The crowd went off again, filling the arena with cheers. Ballistic Crush fans can be crazy. Someone across the aisle to my left brought a Jungle Moles shirt out and the people around him helped rip it to shreds before they turned and shouted; “Synchron! Baller baller Synchron!” together, earning a double thumbs up from the player, who was rolling around the arena, raising his arms, directing cheers like an orchestra.
“So, what’d you think?” the guy to my right asked his son.
“Can we come next week?” he asked, thrilled.
“Maybe,” his father replied. “Be good and we’ll be back.”
I stepped out and was about to start for the Wizard’s clubhouse entrance when he looked at me. “What did you think?”

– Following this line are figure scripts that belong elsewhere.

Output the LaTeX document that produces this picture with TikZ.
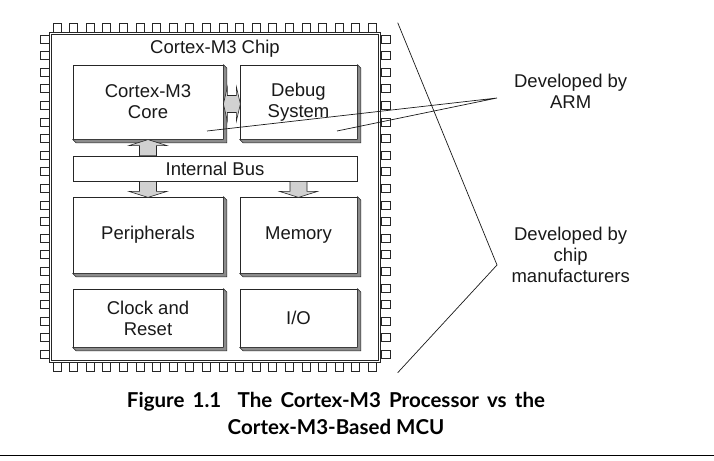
\documentclass[tikz,border=0pt]{standalone}
\usepackage{fontspec}
\setmainfont{Liberation Sans}
\newfontfamily\capfont{Lato}
\usetikzlibrary{positioning}

\newcommand{\blockfont}{\fontsize{18.5}{21}\selectfont}

\tikzset{
    block/.style = {draw=black!85, fill=white, line width=0.8pt, inner sep=0pt, align=center, font=\blockfont, text=black!90},
    extrude/.style = {draw=black!85, fill=black!45, line width=0.6pt, line join=round},
    fatarrow/.style = {draw=black!85, fill=black!18, line width=0.6pt},
    chippin/.style = {draw=black!85, fill=white, line width=0.7pt},
    callout/.style = {draw=black!90, line width=0.7pt},
    remark/.style = {align=center, font=\blockfont, text=black!90}
}

\begin{document}
\begin{tikzpicture}[x=1pt, y=-1pt]
    \useasboundingbox (0,0) rectangle (714,460);

    % pins
    \foreach \i in {0,...,19} {
        \draw[chippin] (53+16.6*\i, 23.5) rectangle ++(8,9);
        \draw[chippin] (53+16.6*\i, 362.5) rectangle ++(8,9);
        \draw[chippin] (40, 35+16.6*\i) rectangle ++(9,8);
        \draw[chippin] (381, 35+16.6*\i) rectangle ++(9,8);
    }

    % chip body
    \node[draw=black!85, fill=white, line width=0.8pt, double, double distance=1.6pt,
          minimum width=329pt, minimum height=328pt] (chip) at (215,197.5) {};
    \node[remark] (chiptitle) at (215,49) {Cortex-M3 Chip};

    % blocks
    \node[block, minimum width=150pt, minimum height=74pt] (core) at (148,102) {Cortex-M3\\Core};
    \node[block, minimum width=117pt, minimum height=74pt] (debug) at (298.5,102) {Debug\\System};
    \node[block, minimum width=284pt, minimum height=25pt] (bus) at (215,168.5) {Internal Bus};
    \node[block, minimum width=150pt, minimum height=76pt] (periph) at (148,235) {Peripherals};
    \node[block, minimum width=117pt, minimum height=76pt] (memory) at (298.5,235) {Memory};
    \node[block, minimum width=150pt, minimum height=58pt] (clock) at (148,318) {Clock and\\Reset};
    \node[block, minimum width=117pt, minimum height=58pt] (io) at (298.5,318) {I/O};

    \foreach \b in {core,debug,periph,memory,clock,io}
        \draw[extrude] (\b.north east) -- ++(3.5,3.5) -- ([shift={(3.5,3.5)}]\b.south east)
            -- ([shift={(3.5,3.5)}]\b.south west) -- (\b.south west) -- (\b.south east) -- cycle;

    % fat arrows
    \draw[fatarrow, shift={(core.east)}] (0,2) -- (4,-15) -- (4,-6.5) -- (13,-6.5) -- (13,-15)
        -- (17,2) -- (13,19) -- (13,10.5) -- (4,10.5) -- (4,19) -- cycle;
    \draw[fatarrow, shift={(core.south |- bus.north)}] (-8.5,0) -- (-8.5,-10) -- (-19,-10)
        -- (0,-16) -- (19,-10) -- (8.5,-10) -- (8.5,0) -- cycle;
    \foreach \b in {periph,memory}
        \draw[fatarrow, shift={(\b.north |- bus.south)}] (-8.5,0) -- (-8.5,10) -- (-19,10)
            -- (0,16) -- (19,10) -- (8.5,10) -- (8.5,0) -- cycle;

    % who develops what
    \node[remark] (arm) at (570.7,91.7) {Developed by\\ARM};
    \node[remark] (maker) at (570.7,254.5) {Developed by\\chip\\manufacturers};
    \coordinate (armpt) at (497,98);
    \coordinate (corept) at (207,131);
    \coordinate (debugpt) at (337,131);
    \coordinate (brtop) at (397.7,22.7);
    \coordinate (brtip) at (497,265);
    \coordinate (brbot) at (397.7,372.7);
    \draw[callout] (corept) -- (armpt) -- (debugpt);
    \draw[callout] (brtop) -- (brtip) -- (brbot);

    % caption
    \node[align=center, font=\capfont\bfseries\fontsize{20.5}{27}\selectfont] (caption) at (336,413.5)
        {\spaceskip=0.4em Figure 1.1\hspace{0.8em}The Cortex-M3 Processor vs the\\Cortex-M3-Based MCU};
    \draw[line width=1.5pt] (0,455.7) -- (714,455.7);
\end{tikzpicture}
\end{document}
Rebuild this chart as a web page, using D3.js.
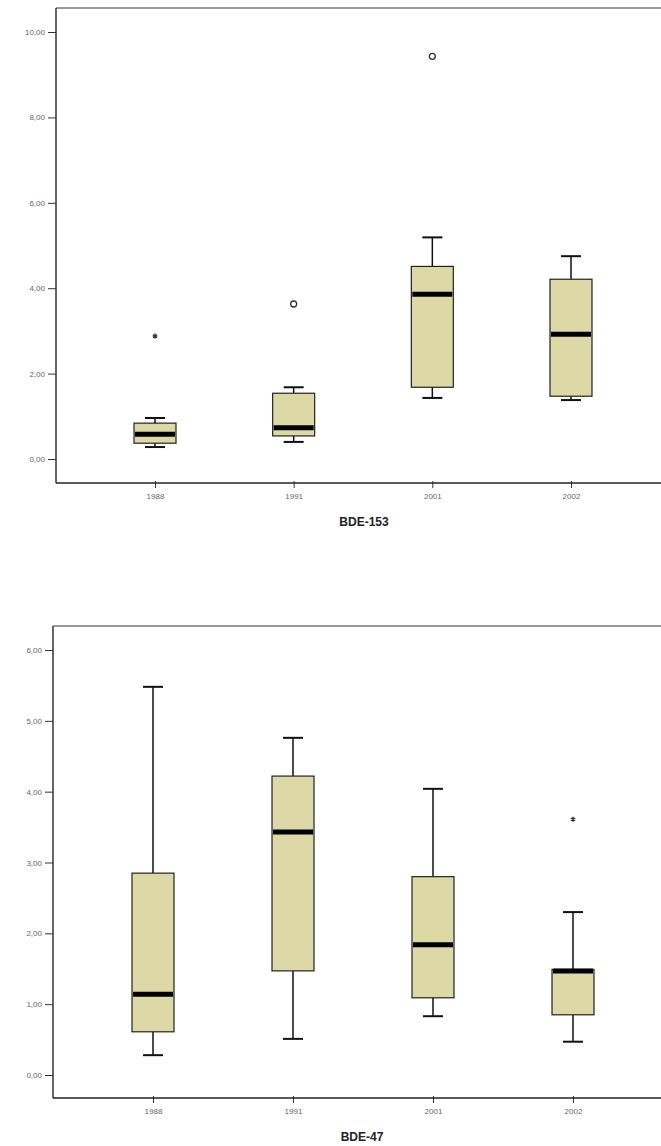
<!DOCTYPE html>
<html>
<head>
<meta charset="utf-8">
<script src="https://cdn.jsdelivr.net/npm/d3@7"></script>
<style>
  html, body { margin: 0; padding: 0; background: #fff; }
  svg { display: block; }
  text { font-family: "Liberation Sans", Arial, sans-serif; }
</style>
</head>
<body>
<svg id="chart" width="661" height="1146"></svg>
<script>
// ---- data ----
const categories = ["1988", "1991", "2001", "2002"];

// BDE-153
const bde153Title = "BDE-153";
const bde153Ticks = [0, 2, 4, 6, 8, 10];
const bde153WhiskerLow  = [0.28, 0.40, 1.43, 1.38];
const bde153Q1          = [0.37, 0.54, 1.68, 1.47];
const bde153Median      = [0.58, 0.73, 3.86, 2.92];
const bde153Q3          = [0.84, 1.54, 4.51, 4.21];
const bde153WhiskerHigh = [0.96, 1.68, 5.19, 4.75];
const bde153Outliers    = [ {cat: "1988", value: 2.88, type: "extreme"},
                            {cat: "1991", value: 3.63, type: "outlier"},
                            {cat: "2001", value: 9.43, type: "outlier"} ];

// BDE-47
const bde47Title = "BDE-47";
const bde47Ticks = [0, 1, 2, 3, 4, 5, 6];
const bde47WhiskerLow  = [0.28, 0.51, 0.83, 0.47];
const bde47Q1          = [0.61, 1.47, 1.09, 0.85];
const bde47Median      = [1.14, 3.43, 1.84, 1.47];
const bde47Q3          = [2.85, 4.22, 2.80, 1.49];
const bde47WhiskerHigh = [5.48, 4.76, 4.04, 2.30];
const bde47Outliers    = [ {cat: "2002", value: 3.61, type: "extreme"} ];

// ---- drawing ----
const svg = d3.select("#chart");
const fmt = d => d.toFixed(2).replace(".", ",");

function panel(cfg) {
  const g = svg.append("g");
  const x = d3.scalePoint().domain(categories).range(cfg.xRange);
  const y = d3.scaleLinear().domain(cfg.yDomain).range(cfg.yRange);
  const boxW = 42, capW = 20;

  // frame top line
  g.append("line")
    .attr("x1", cfg.left).attr("x2", 661)
    .attr("y1", cfg.top).attr("y2", cfg.top)
    .attr("stroke", "#777").attr("stroke-width", 1.5);

  // left axis
  const yAxis = d3.axisLeft(y).tickValues(cfg.ticks).tickFormat(fmt).tickSize(8).tickPadding(3);
  const ya = g.append("g").attr("transform", `translate(${cfg.left},0)`).call(yAxis);
  ya.select(".domain").remove();
  ya.selectAll(".tick line").attr("stroke", "#333").attr("stroke-width", 1);
  ya.selectAll(".tick text").attr("fill", "#666").style("font-size", "8px");
  g.append("line")
    .attr("x1", cfg.left).attr("x2", cfg.left)
    .attr("y1", cfg.top).attr("y2", cfg.bottom)
    .attr("stroke", "#333").attr("stroke-width", 1.5);

  // bottom axis
  const xAxis = d3.axisBottom(x).tickSize(7).tickPadding(3);
  const xa = g.append("g").attr("transform", `translate(0,${cfg.bottom})`).call(xAxis);
  xa.select(".domain").remove();
  xa.selectAll(".tick line").attr("stroke", "#333").attr("transform", "translate(0,-2)");
  xa.selectAll(".tick text").attr("fill", "#666").style("font-size", "8px");
  g.append("line")
    .attr("x1", cfg.left).attr("x2", 661)
    .attr("y1", cfg.bottom).attr("y2", cfg.bottom)
    .attr("stroke", "#222").attr("stroke-width", 1.5);

  // title
  g.append("text")
    .attr("x", cfg.titleX).attr("y", cfg.titleY)
    .attr("text-anchor", "middle")
    .style("font-size", "12px").style("font-weight", "bold")
    .attr("fill", "#222")
    .text(cfg.title);

  const rows = categories.map((c, i) => ({
    cat: c, lo: cfg.lo[i], q1: cfg.q1[i], med: cfg.med[i], q3: cfg.q3[i], hi: cfg.hi[i]
  }));

  const b = g.selectAll(".box").data(rows).enter().append("g");
  // whiskers
  b.append("line")
    .attr("x1", d => x(d.cat)).attr("x2", d => x(d.cat))
    .attr("y1", d => y(d.hi)).attr("y2", d => y(d.q3))
    .attr("stroke", "#111").attr("stroke-width", 1.5);
  b.append("line")
    .attr("x1", d => x(d.cat)).attr("x2", d => x(d.cat))
    .attr("y1", d => y(d.q1)).attr("y2", d => y(d.lo))
    .attr("stroke", "#111").attr("stroke-width", 1.5);
  b.append("line")
    .attr("x1", d => x(d.cat) - capW / 2).attr("x2", d => x(d.cat) + capW / 2)
    .attr("y1", d => y(d.hi)).attr("y2", d => y(d.hi))
    .attr("stroke", "#111").attr("stroke-width", 2);
  b.append("line")
    .attr("x1", d => x(d.cat) - capW / 2).attr("x2", d => x(d.cat) + capW / 2)
    .attr("y1", d => y(d.lo)).attr("y2", d => y(d.lo))
    .attr("stroke", "#111").attr("stroke-width", 2);
  // box
  b.append("rect")
    .attr("x", d => x(d.cat) - boxW / 2).attr("width", boxW)
    .attr("y", d => y(d.q3)).attr("height", d => y(d.q1) - y(d.q3))
    .attr("fill", "#dcd9a6").attr("stroke", "#222").attr("stroke-width", 1.2);
  // median
  b.append("line")
    .attr("x1", d => x(d.cat) - boxW / 2 + 1).attr("x2", d => x(d.cat) + boxW / 2 - 1)
    .attr("y1", d => y(d.med)).attr("y2", d => y(d.med))
    .attr("stroke", "#000").attr("stroke-width", 5);

  // outliers
  cfg.outliers.forEach(o => {
    if (o.type === "outlier") {
      g.append("circle")
        .attr("cx", x(o.cat)).attr("cy", y(o.value)).attr("r", 3)
        .attr("fill", "none").attr("stroke", "#333").attr("stroke-width", 1.3);
    } else {
      g.append("path")
        .attr("transform", `translate(${x(o.cat)},${y(o.value)})`)
        .attr("d", d3.symbol(d3.symbolAsterisk, 18)())
        .attr("fill", "none").attr("stroke", "#333").attr("stroke-width", 1.4);
    }
  });
}

panel({
  title: bde153Title, ticks: bde153Ticks,
  lo: bde153WhiskerLow, q1: bde153Q1, med: bde153Median, q3: bde153Q3, hi: bde153WhiskerHigh,
  outliers: bde153Outliers,
  xRange: [155, 571], yDomain: [0, 10], yRange: [459, 32],
  left: 56, top: 8, bottom: 483, titleX: 364, titleY: 526
});

panel({
  title: bde47Title, ticks: bde47Ticks,
  lo: bde47WhiskerLow, q1: bde47Q1, med: bde47Median, q3: bde47Q3, hi: bde47WhiskerHigh,
  outliers: bde47Outliers,
  xRange: [153, 573], yDomain: [0, 6], yRange: [1075, 650],
  left: 53, top: 626, bottom: 1098, titleX: 362, titleY: 1141
});
</script>
</body>
</html>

I didn’t want to spoil their fun, but I was still honest when I replied; “It was exciting.”
“You got into it, you’ll be back,” he said as I slipped away. The seat I’d gotten was perfect, it would have been difficult to get any closer to the doors the Wizards used when they left the field. I walked down into the tunnel and found a few dressed-up men and women along with a bunch of fans who were dressed in old-fashioned jerseys that had foam forms of cybernetic parts built in. It was like looking at a parody of the players rather than appreciation as far as I could see, but I could imagine what seeing devotion like that would be like if I was a player. These people spent hundreds of credits so they could look like one player or another just enough so they could show everyone who their favourite was. I'd be more than touched.
One of them, a fellow with broad shoulders and cybernetic legs that were inexpensive limb replacements, not enhancements, stepped aside to let me into the waiting area in front of the doors and I was gutted when I saw who was standing in a circle of groupies past him. It was Nera, and she hated Alice more than almost anyone in the universe.
Her gaze darkened with recognition. It was obvious in an instant that I hadn’t made enough changes to my face to shake a very clear resemblance as she stared. Nera’s relaxed chat with the other fans there stopped mid-word and all her attention was focused on me as though she was trying to kill me with her stare or a thought. Then, as though switching modes, she ignored me completely, returning to the conversation I interrupted.